If several of these apply to your current project, the production deployment is likely to be more difficult and more expensive than anticipated, and the risk of post-launch failure is high.

How adagger Bridges the Gap

At adagger, we have delivered machine learning projects across a range of industries, and we understand that the hardest part is rarely the modelling. Our machine learning development practice covers the full lifecycle, from problem definition and data pipeline architecture through to model training, evaluation, and production readiness.

Our ML model deployment service exists precisely because we have seen too many good models fail at the final step. We deploy models as robust, monitored inference APIs, containerised with Docker, orchestrated with Kubernetes, versioned, and observable from day one. We do not hand off a model file and wish you luck. We build the system that makes the model useful in the real world.

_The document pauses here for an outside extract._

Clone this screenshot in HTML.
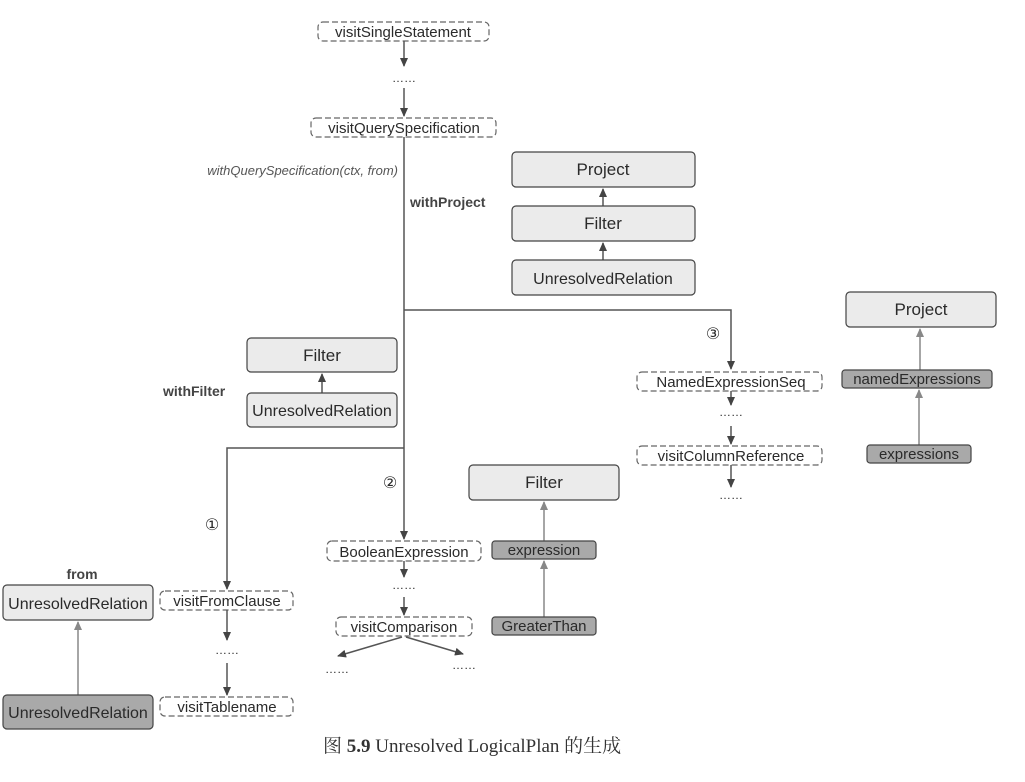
<!DOCTYPE html>
<html><head><meta charset="utf-8"><style>
html,body{margin:0;padding:0;background:#fff;}
svg{display:block;}
text{font-family:"Liberation Sans","DejaVu Sans",sans-serif;fill:#2a2a2a;}
.d{fill:#fff;stroke:#666;stroke-width:1.2;stroke-dasharray:6,3;}
.l{fill:#ebebeb;stroke:#444;stroke-width:1.2;}
.k{fill:#a9a9a9;stroke:#444;stroke-width:1.2;}
.ln{stroke:#555;stroke-width:1.5;fill:none;}
.lg{stroke:#888;stroke-width:1.5;fill:none;}
</style></head><body>
<svg width="1025" height="782" viewBox="0 0 1025 782" xmlns="http://www.w3.org/2000/svg">
<defs>
<marker id="a" markerWidth="10" markerHeight="10" refX="8" refY="5" orient="auto" markerUnits="userSpaceOnUse"><path d="M0,1 L9,5 L0,9 z" fill="#444"/></marker>
<marker id="g" markerWidth="10" markerHeight="10" refX="8" refY="5" orient="auto" markerUnits="userSpaceOnUse"><path d="M0,1 L9,5 L0,9 z" fill="#888"/></marker>
</defs>

<rect class="d" x="318" y="22" width="171" height="19" rx="5"/>
<text x="403" y="37" font-size="15" text-anchor="middle">visitSingleStatement</text>
<line class="ln" x1="404" y1="41" x2="404" y2="66" marker-end="url(#a)"/>
<text x="404" y="82" font-size="12" text-anchor="middle">……</text>
<line class="ln" x1="404" y1="88" x2="404" y2="116" marker-end="url(#a)"/>
<rect class="d" x="311" y="118" width="185" height="19" rx="5"/>
<text x="404" y="133" font-size="15" text-anchor="middle">visitQuerySpecification</text>
<text x="398" y="175" font-size="13" font-style="italic" text-anchor="end" style="fill:#555">withQuerySpecification(ctx, from)</text>
<text x="410" y="207" font-size="14" font-weight="bold" style="fill:#444">withProject</text>

<line class="ln" x1="404" y1="137" x2="404" y2="448"/>
<polyline class="ln" points="404,310 731,310 731,369" marker-end="url(#a)"/>
<text x="713" y="339" font-size="16" text-anchor="middle">③</text>

<rect class="l" x="512" y="152" width="183" height="35" rx="4"/>
<text x="603" y="175" font-size="17" text-anchor="middle">Project</text>
<line class="ln" x1="603" y1="206" x2="603" y2="189" marker-end="url(#a)"/>
<rect class="l" x="512" y="206" width="183" height="35" rx="4"/>
<text x="603" y="229" font-size="17" text-anchor="middle">Filter</text>
<line class="ln" x1="603" y1="260" x2="603" y2="243" marker-end="url(#a)"/>
<rect class="l" x="512" y="260" width="183" height="35" rx="4"/>
<text x="603" y="284" font-size="16" text-anchor="middle">UnresolvedRelation</text>

<text x="163" y="396" font-size="14" font-weight="bold" style="fill:#444">withFilter</text>
<rect class="l" x="247" y="338" width="150" height="34" rx="4"/>
<text x="322" y="361" font-size="17" text-anchor="middle">Filter</text>
<line class="ln" x1="322" y1="393" x2="322" y2="374" marker-end="url(#a)"/>
<rect class="l" x="247" y="393" width="150" height="34" rx="4"/>
<text x="322" y="416" font-size="16" text-anchor="middle">UnresolvedRelation</text>

<polyline class="ln" points="404,448 227,448 227,589" marker-end="url(#a)"/>
<text x="212" y="530" font-size="16" text-anchor="middle">①</text>
<line class="ln" x1="404" y1="448" x2="404" y2="539" marker-end="url(#a)"/>
<text x="390" y="488" font-size="16" text-anchor="middle">②</text>

<rect class="d" x="637" y="372" width="185" height="19" rx="5"/>
<text x="731" y="387" font-size="15" text-anchor="middle">NamedExpressionSeq</text>
<line class="ln" x1="731" y1="391" x2="731" y2="405" marker-end="url(#a)"/>
<text x="731" y="416" font-size="12" text-anchor="middle">……</text>
<line class="ln" x1="731" y1="426" x2="731" y2="444" marker-end="url(#a)"/>
<rect class="d" x="637" y="446" width="185" height="19" rx="5"/>
<text x="731" y="461" font-size="15" text-anchor="middle">visitColumnReference</text>
<line class="ln" x1="731" y1="465" x2="731" y2="487" marker-end="url(#a)"/>
<text x="731" y="499" font-size="12" text-anchor="middle">……</text>

<rect class="l" x="846" y="292" width="150" height="35" rx="4"/>
<text x="921" y="315" font-size="17" text-anchor="middle">Project</text>
<line class="lg" x1="920" y1="370" x2="920" y2="329" marker-end="url(#g)"/>
<rect class="k" x="842" y="370" width="150" height="18" rx="3"/>
<text x="917" y="384" font-size="15" text-anchor="middle">namedExpressions</text>
<line class="lg" x1="919" y1="445" x2="919" y2="390" marker-end="url(#g)"/>
<rect class="k" x="867" y="445" width="104" height="18" rx="3"/>
<text x="919" y="459" font-size="15" text-anchor="middle">expressions</text>

<rect class="l" x="469" y="465" width="150" height="35" rx="4"/>
<text x="544" y="488" font-size="17" text-anchor="middle">Filter</text>
<line class="lg" x1="544" y1="541" x2="544" y2="502" marker-end="url(#g)"/>
<rect class="k" x="492" y="541" width="104" height="18" rx="3"/>
<text x="544" y="555" font-size="15" text-anchor="middle">expression</text>
<line class="lg" x1="544" y1="617" x2="544" y2="561" marker-end="url(#g)"/>
<rect class="k" x="492" y="617" width="104" height="18" rx="3"/>
<text x="544" y="631" font-size="15" text-anchor="middle">GreaterThan</text>

<rect class="d" x="327" y="541" width="154" height="20" rx="5"/>
<text x="404" y="557" font-size="15" text-anchor="middle">BooleanExpression</text>
<line class="ln" x1="404" y1="561" x2="404" y2="577" marker-end="url(#a)"/>
<text x="404" y="589" font-size="12" text-anchor="middle">……</text>
<line class="ln" x1="404" y1="597" x2="404" y2="615" marker-end="url(#a)"/>
<rect class="d" x="336" y="617" width="136" height="19" rx="5"/>
<text x="404" y="632" font-size="15" text-anchor="middle">visitComparison</text>
<line class="ln" x1="402" y1="637" x2="338" y2="656" marker-end="url(#a)"/>
<line class="ln" x1="406" y1="637" x2="463" y2="654" marker-end="url(#a)"/>
<text x="337" y="673" font-size="12" text-anchor="middle">……</text>
<text x="464" y="669" font-size="12" text-anchor="middle">……</text>

<text x="82" y="579" font-size="14" font-weight="bold" text-anchor="middle" style="fill:#444">from</text>
<rect class="l" x="3" y="585" width="150" height="35" rx="4"/>
<text x="78" y="609" font-size="16" text-anchor="middle">UnresolvedRelation</text>
<line class="lg" x1="78" y1="695" x2="78" y2="622" marker-end="url(#g)"/>
<rect class="k" x="3" y="695" width="150" height="34" rx="4"/>
<text x="78" y="718" font-size="16" text-anchor="middle">UnresolvedRelation</text>
<rect class="d" x="160" y="591" width="133" height="19" rx="5"/>
<text x="227" y="606" font-size="15" text-anchor="middle">visitFromClause</text>
<line class="ln" x1="227" y1="610" x2="227" y2="640" marker-end="url(#a)"/>
<text x="227" y="654" font-size="12" text-anchor="middle">……</text>
<line class="ln" x1="227" y1="663" x2="227" y2="695" marker-end="url(#a)"/>
<rect class="d" x="160" y="697" width="133" height="19" rx="5"/>
<text x="227" y="712" font-size="15" text-anchor="middle">visitTablename</text>

<text x="323" y="752" font-size="19" style="font-family:'Liberation Serif','Noto Serif CJK SC',serif;fill:#333">图 <tspan font-weight="bold">5.9</tspan>    Unresolved LogicalPlan 的生成</text>
</svg>
</body></html>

Where infrastructure is the limiting factor, our DevOps consulting team can help you build the CI/CD pipelines, containerisation strategy, and monitoring infrastructure that production ML systems require.

If you are starting a new ML initiative or trying to rescue a stalled one, get in touch. We are happy to discuss your situation and outline what a realistic path to production looks like.

Conclusion

Machine learning projects fail in production not because the models are bad, but because the gap between a working prototype and a reliable production system is larger than most teams anticipate. Training–serving skew, poor data pipelines, absent monitoring, and the structural separation of data science from engineering are the most common culprits.

The solution is not more sophisticated modelling. It is production-first thinking, engineering discipline, and the organisational structure to support both. Teams that get this right do not just deploy models. They build ML systems that continue to deliver value over time.